17 marzo
2015
- In un
articolo pubblicato
qualche giorno fa dal quotidiano italiano
La Repubblica si descrive il calo
nelle vendite globali di McDonald's —che
pare stia perdendo terreno nel mercato della
ristorazione rapida,
soprattutto all'interno degli Stati Uniti— a
favore del cibo messicano.
Tuttavia, quando ho
continuato a leggere con più attenzione per
sapere esattamente quali prodotti del Paese
latinoamericano stanno per sostituire gli
hamburger, sono solo riuscito a trovare la
parola “burritos” e una società denominata
Chipotle Mexican Grill, che l'anno
scorso ha registrato negli Usa una crescita
del 28,5% del fatturato contro un calo del
4% della catena delle Big Mac.
Inutile dire
che è ovvio, in Messico, che i “burritos”

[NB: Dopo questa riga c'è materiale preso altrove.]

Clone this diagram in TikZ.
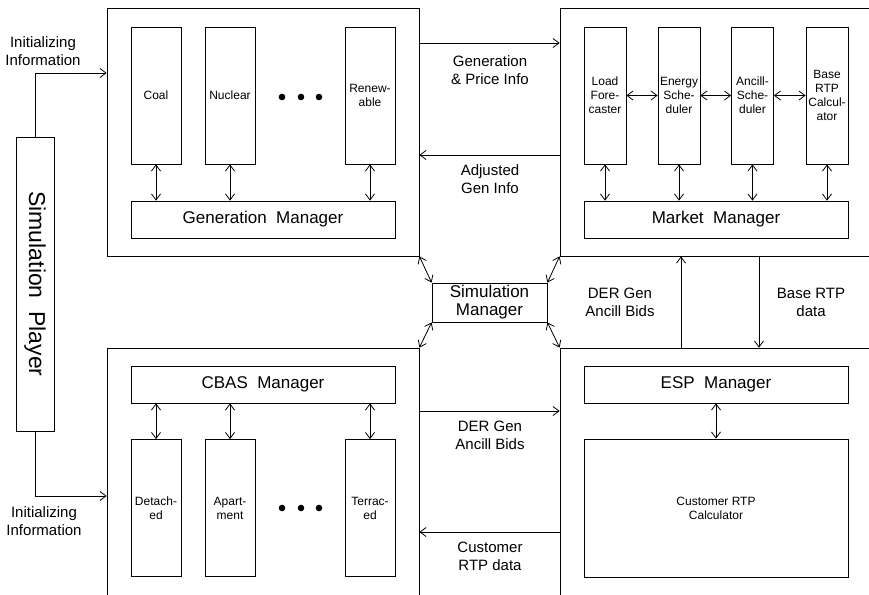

non fanno parte della cucina locale e che
Chipotle Mexican Grill non è nemmeno
conosciuta tra gli abitanti di questo
estesissimo Paese dell'America del Nord.
La foto che
accompagna l'articolo sicuramente farebbe
torcere il naso a più di un residente del
territorio a sud del Rio Bravo: appare un
involucro non ben identificato (una specie
di crespella a sua volta ricoperta di carta
stagnola) tagliato a metà e ripieno di riso
precotto e fagioli neri con pezzettini,
apparentemente, di pomodoro, carne tritata,
peperoni e alcuni altri elementi che non
sono riuscito a distinguere.
E così il
burrito, assieme al “chili con carne” e
altre creazioni culinarie del sud degli
Stati Uniti si stanno diffondendo nel mondo
con la falsa identità di “cucina messicana”,
il che serve solo a confondere alcuni palati
che, ovviamente, non trovano coerenza tra le
sue caratteristiche e il recente
riconoscimento da parte dell'UNESCO della
gastronomia del Paese degli Aztechi come
Patrimonio Culturale Immateriale
dell'Umanità.
L'Italia in
questo campo ha seguito un percorso che
forse il Messico dovrebbe imitare per
difendere l'immagine della sua vera cucina
da imitazioni non autorizzate.
Oltre a poter
vantare una storia antica
di denominazioni di
origine che in
alcuni casi
risalgono al
Medioevo,
negli ultimi anni sono sorte nel Belpaese e
tra gli italiani nel mondo decine di
associazioni, federazioni e consorzi che
proteggono il vero “Made in Italy” dalle
minacce —per le vendite e, soprattutto, per
la reputazione— provenienti dal proliferare
di prodotti e bevande definiti come “italian
sounding”.
In Messico, la
Camera di Commercio Italiana
assegna ogni anno il riconoscimento
“Ospitalità
Italiana”
—un'iniziativa di Unioncamere e
dell'Istituto Nazionale Ricerche Turistiche
che si applica in 45 Paesi— per distinguere
i ristoranti che offrono autentiche
creazioni culinarie basate sulle tradizioni,
antiche e recenti, della nostra penisola.
Il Messico non
applica ancora questi metodi di protezione
alla sua offerta alimentare nel mondo e il
risultato è prevedibile: sebbene la maggior
parte delle persone che possono elencare un
certo numero di cucine etniche a livello
internazionale facciano generalmente
menzione anche della gastronomia di questo
Paese, sono poche quelle che ne possono
ricordare i piatti e, chi ci riesce, di
solito li confonde appunto con preparazioni
“fast food/Tex-Mex”.
In questo
contesto non dobbiamo dimenticare che
l'iscrizione nella lista UNESCO non è un
trofeo garantito per il futuro: una volta
ottenuto il riconoscimento, lo Stato
messicano si è impegnato a mettere in atto i
provvedimenti necessari per garantire la
tutela di questo patrimonio per mezzo di un
piano che comprende misure di
sostegno, salvaguardia e promozione. Non
abbiamo ancora visto queste disposizioni in
azione, ma i giornali del mondo riportano
una crescita di mercato impressionante di
catene di ristoranti che offrono “mexican sounding”. Sarà già troppo tardi?